Affordable housing is mainly composed of two elements – affordable cost of the house, and affordable means of financing such cost. Needless to emphasize, lowering the cost of the house is an extremely significant element of affordable housing, as there cannot be any affordable housing finance, unless the cost of the house itself is affordable. Lowering the cost of the house once again has several elements – the area of the house, construction methods which can lower down the cost of construction, and moving housing concentration away from places where land is costlier to places where land prices are more affordable.
The other significant element of affordable housing is housing finance. Housing is one of the assets where financing is almost a sine qua non. Financing the acquisition of any asset is a method of meeting the timing mismatch – I need an asset now, but I will money to pay for it later. That is a case of mismatch, and borrowing brides the mismatch. In case of houses, that mismatch is the most pronounced. An individual earns during his working life, and would possibly earn and save enough money over something like 2 decades to afford a house when he retires. But the question is, you need a house to stay during your working life too. So, one needs financing to meet that long mismatch.
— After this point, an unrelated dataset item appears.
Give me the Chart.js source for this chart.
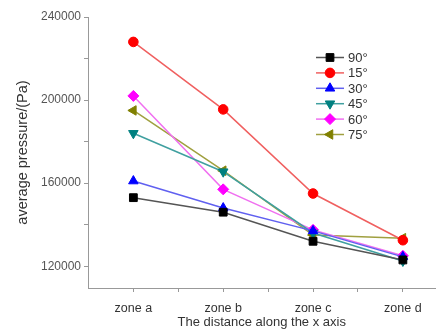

World-over, from the viewpoint of retail lending, housing is considered as one of the best assets. However, free play of market forces leads to too much of financing being directed to a particular section of the borrowers – the middle income to upper-middle income group. The result is the subprime crisis, which is essentially too much funding being fed to persons who would not need such funding. Thus, while masses World over are still starved of funding even as substantially higher rates of interest, capital from every nook and corner of the World flew to be invested in US MBS. Neither are Ginnie Mae, Fannie Mae or Freddie Mac, who mobilized the MBS paper, nor the investors who invested in the same, are to be faulted. The fault squarely lies on the regulators and governments world-over who have precious little for mobilizing affordable housing finance in their own countries. Hence, it is not a surprise that the Chinese Government would invest billions in US MBS, while there are millions in China itself who are homeless.
This points to an extremely urgent need to develop concentrated, government-supported affordable housing finance models for the less-privileged all over the World. This section of my site is an humble effort to contribute to the massive cause of affordable housing.